A bioinformatic toolbox for postprocessing of MASCOT results and its application to the proteome of Halobacterium salinarum
Carolina Garcia-Rizo1, Cristian Klein2, Pfeiffer, Siedler, Oesterhelt
1rizo@biochem.mpg.de, Max-Planck Institute Biochemistry; 2klein@biochem.mpg.de, Max-Planck Institute Biochemistry
Proteome analysis validates that a predicted reading frame corresponds to a real protein. This is required for Halobacterium salinarum, where severe overprediction open reading frames (Orfs) occurs as a result of a scarcity in stop codons. As a consequence in 87% of the genome more than one reading frame is open for more than one orf. Identification by peptide fingerprint analysis is based on matching experimental and theoretical peptide masses. The reliable identification rises by increasing the number of matching peptides.
A bioinformatic toolbox for post-processing the proteomic results was developed in order to detect additional matching peptides. It scans for (a) post-translational modifications, (b) incorrect start codon assigment and (c) missed cleavage sites.

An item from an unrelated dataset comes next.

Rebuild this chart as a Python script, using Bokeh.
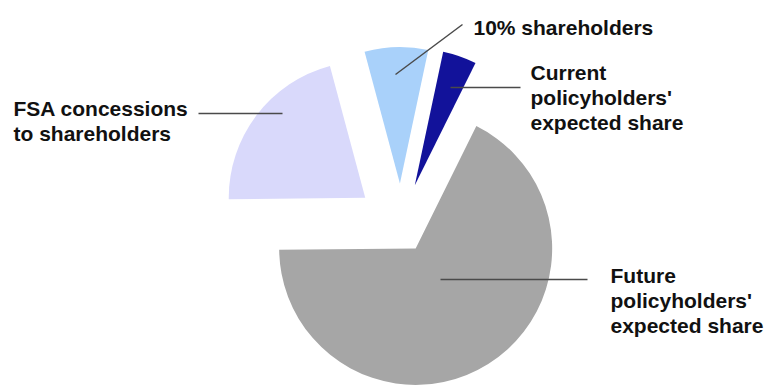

The same algorithm also permits to focus on samples of interest and of a huge data set. In adition to post-translational modifications, we focus on (a) low score identifications, (b) N-terminal peptides. Peaks from these samples will be submited for PSD (post-source decay) analysis which provides a sequence tag and thus validates the identification. PSD experiments can be started while the samples are still in the mass spectrometer.
This approach illustrate a close interconection between experimental and bioinformatic procedures, with the objective of rapidly processing and enhance proteomic data. Results are stored in HaloLex, a database of biological information for Halobacterium salinarum . The database permits to view genomics, proteomics and biochemical data in an integrated way.